Gather each line of the entries below that includes "with".

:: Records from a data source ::
"""
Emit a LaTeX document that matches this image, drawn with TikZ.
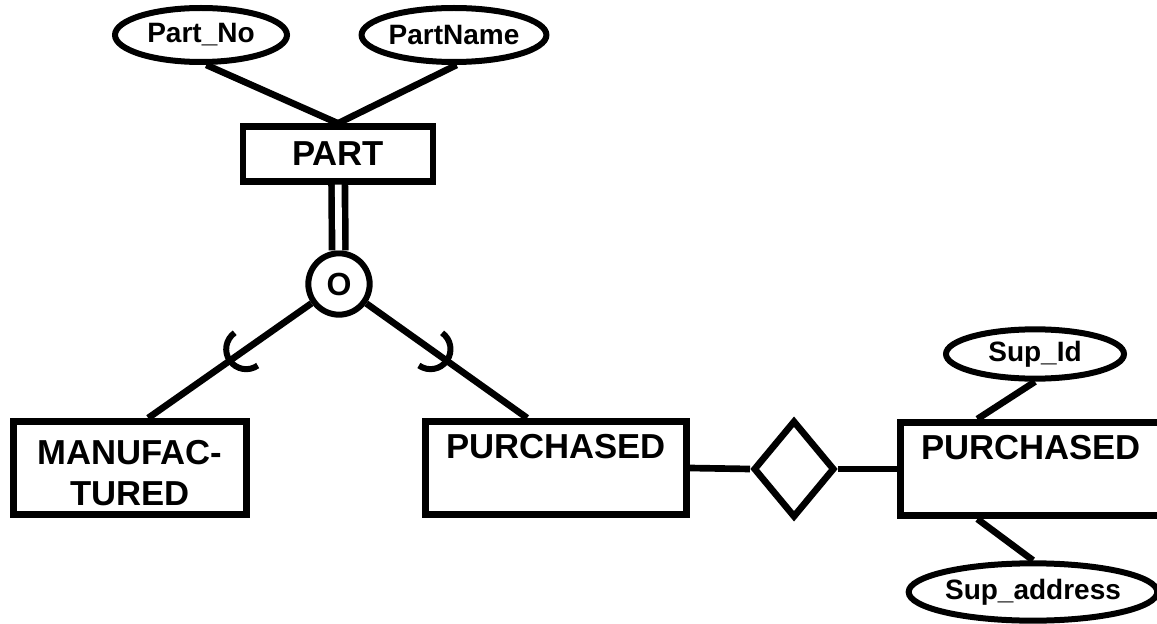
\documentclass[tikz,border=0pt]{standalone}
\usepackage{fontspec}
\setmainfont{Liberation Sans}
\usetikzlibrary{shapes.geometric,decorations.markings}
\begin{document}
\begin{tikzpicture}[x=0.75pt,y=-0.75pt,
 ent/.style={draw, line width=5pt, rectangle, inner sep=0pt, font=\fontsize{26}{31}\selectfont\bfseries, align=center},
 attr/.style={draw, ellipse, line width=4.5pt, inner sep=0pt, font=\fontsize{21}{25}\selectfont\bfseries},
 conn/.style={line width=5pt},
 subarc/.style={postaction={decorate}, decoration={markings, mark=at position 0.5 with {\draw[line width=4.5pt] (-15pt,15pt) arc[start angle=90,end angle=-90,radius=15pt];}}}
]
\useasboundingbox (0,0) rectangle (1157,624);
\node[attr, minimum width=129pt, minimum height=40.5pt] (pno) at (201,35) {Part\_No};
\node[attr, minimum width=132pt, minimum height=40.5pt] (pname) at (454,35) {PartName};
\node[ent, minimum width=142.5pt, minimum height=41pt] (part) at (338,154) {PART};
\node[circle, draw, line width=4.5pt, minimum size=46pt, inner sep=0pt, font=\fontsize{24}{28}\selectfont\bfseries] (circ) at (339,284) {O};
\node[ent, minimum width=175pt, minimum height=70pt] (manuf) at (130,468) {\rule{0pt}{26pt}MANUFAC-\\TURED};
\node[ent, minimum width=196pt, minimum height=70pt] (purch) at (556,468) {\rule{0pt}{26pt}PURCHASED\\\strut};
\node[diamond, draw, line width=5pt, minimum width=61pt, minimum height=73pt, inner sep=0pt] (rel) at (794,469) {};
\node[ent, minimum width=196pt, minimum height=70pt] (purch2) at (1031,469) {\rule{0pt}{26pt}PURCHASED\\\strut};
\node[attr, minimum width=133.5pt, minimum height=37pt] (sid) at (1035,354) {Sup\_Id};
\node[attr, minimum width=160pt, minimum height=43pt] (saddr) at (1033,592) {Sup\_address};
\draw[conn] (pno.-80) -- (part.north);
\draw[conn] (pname.-85) -- (part.north);
\draw[line width=5pt, double, double distance=5pt] (part) -- (circ);
\draw[conn, subarc] (circ) -- (manuf.70);
\draw[conn, subarc] (circ) -- (purch.120);
\draw[conn] (purch.east) -- (rel.west);
\draw[conn] (rel.east) -- (purch2.west);
\draw[conn] (sid.south) -- (purch2.137);
\draw[conn] (purch2.223) -- (saddr.north);
\end{tikzpicture}
\end{document}
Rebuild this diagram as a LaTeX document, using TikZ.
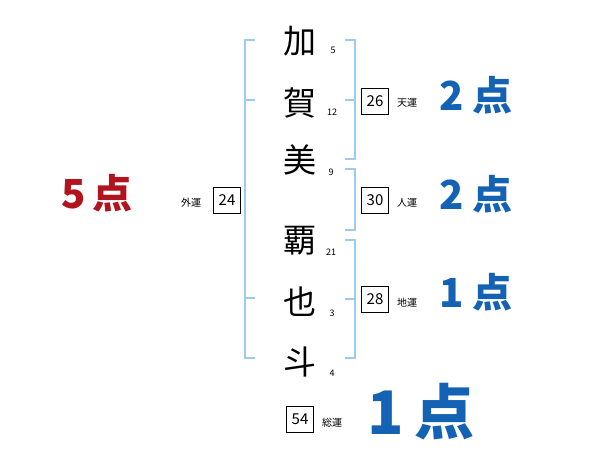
\documentclass[tikz,border=0pt]{standalone}
\usepackage{fontspec}
\newfontfamily\jp{Noto Sans CJK JP}
\definecolor{brk}{HTML}{9DCBEA}
\definecolor{ptblue}{HTML}{1462B4}
\definecolor{ptred}{HTML}{B0141E}
\begin{document}
\begin{tikzpicture}[x=1pt,y=-1pt,
  kanji/.style={inner sep=0pt,font=\jp\fontsize{33}{33}\selectfont},
  strokes/.style={inner sep=0pt,font=\jp\fontsize{9}{9}\selectfont},
  numbox/.style={draw,line width=0.8pt,minimum width=27pt,minimum height=26pt,inner sep=0pt,font=\jp\fontsize{15}{15}\selectfont},
  unlabel/.style={inner sep=0pt,font=\jp\fontsize{10}{10}\selectfont},
  bigpt/.style={inner sep=0pt,text=ptblue,font=\jp\bfseries\fontsize{40}{40}\selectfont},
  bracket/.style={draw=brk,line width=1.8pt}]
\useasboundingbox (0,0) rectangle (600,470);
% characters
\node[kanji] (c1) at (300,41) {加};
\node[kanji] (c2) at (300,103) {賀};
\node[kanji] (c3) at (300,160) {美};
\node[kanji] (c4) at (300,241) {覇};
\node[kanji] (c5) at (300,302) {也};
\node[kanji] (c6) at (300,362) {斗};
\node[strokes] (s1) at (333,50) {5};
\node[strokes] (s2) at (332,112) {12};
\node[strokes] (s3) at (331,172) {9};
\node[strokes] (s4) at (331,252) {21};
\node[strokes] (s5) at (332,313) {3};
\node[strokes] (s6) at (332,373) {4};
% brackets
\coordinate (l0) at (255,40);
\coordinate (l1) at (245,40);
\coordinate (l2) at (245,358);
\coordinate (l3) at (255,358);
\draw[bracket] (l0) -- (l1) -- (l2) -- (l3);
\draw[bracket] (245,100) -- (255,100);
\draw[bracket] (245,298) -- (255,298);
\draw[bracket] (345,40) -- (355,40) -- (355,159) -- (345,159);
\draw[bracket] (355,100) -- (345,100);
\draw[bracket] (345,169) -- (355,169) -- (355,230) -- (345,230);
\draw[bracket] (345,240) -- (355,240) -- (355,358) -- (345,358);
\draw[bracket] (355,299) -- (345,299);
% boxes
\node[numbox] (b24) at (227,200) {24};
\node[unlabel] (u24) at (191,203) {外運};
\node[numbox] (b26) at (375,101) {26};
\node[unlabel] (u26) at (407,103) {天運};
\node[numbox] (b30) at (375,200) {30};
\node[unlabel] (u30) at (407,203) {人運};
\node[numbox] (b28) at (375,299) {28};
\node[unlabel] (u28) at (407,303) {地運};
\node[numbox] (b54) at (300,419) {54};
\node[unlabel] (u54) at (332,423) {総運};
% points
\node[bigpt] (p1) at (476,95) {2\hspace{8pt}点};
\node[bigpt] (p2) at (476,194) {2\hspace{8pt}点};
\node[bigpt] (p3) at (476,292) {1\hspace{8pt}点};
\node[bigpt,font=\jp\bfseries\fontsize{60}{60}\selectfont] (p4) at (421,412) {1\hspace{10pt}点};
\node[bigpt,text=ptred] (p5) at (97,193) {5\hspace{6pt}点};
\end{tikzpicture}
\end{document}
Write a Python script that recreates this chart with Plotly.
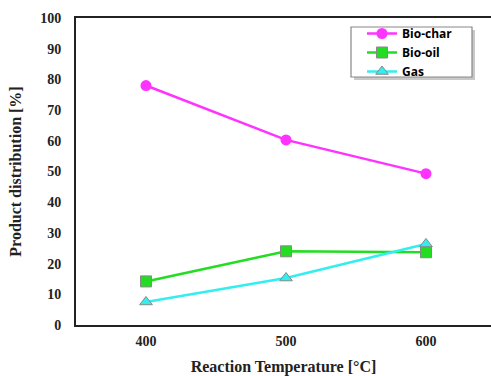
"""
:: IN RESPONSE ::
Emit a LaTeX document that matches this image, drawn with TikZ.
 subarc/.style={postaction={decorate}, decoration={markings, mark=at position 0.5 with {\draw[line width=4.5pt] (-15pt,15pt) arc[start angle=90,end angle=-90,radius=15pt];}}}
Write a Python script that recreates this chart with Plotly.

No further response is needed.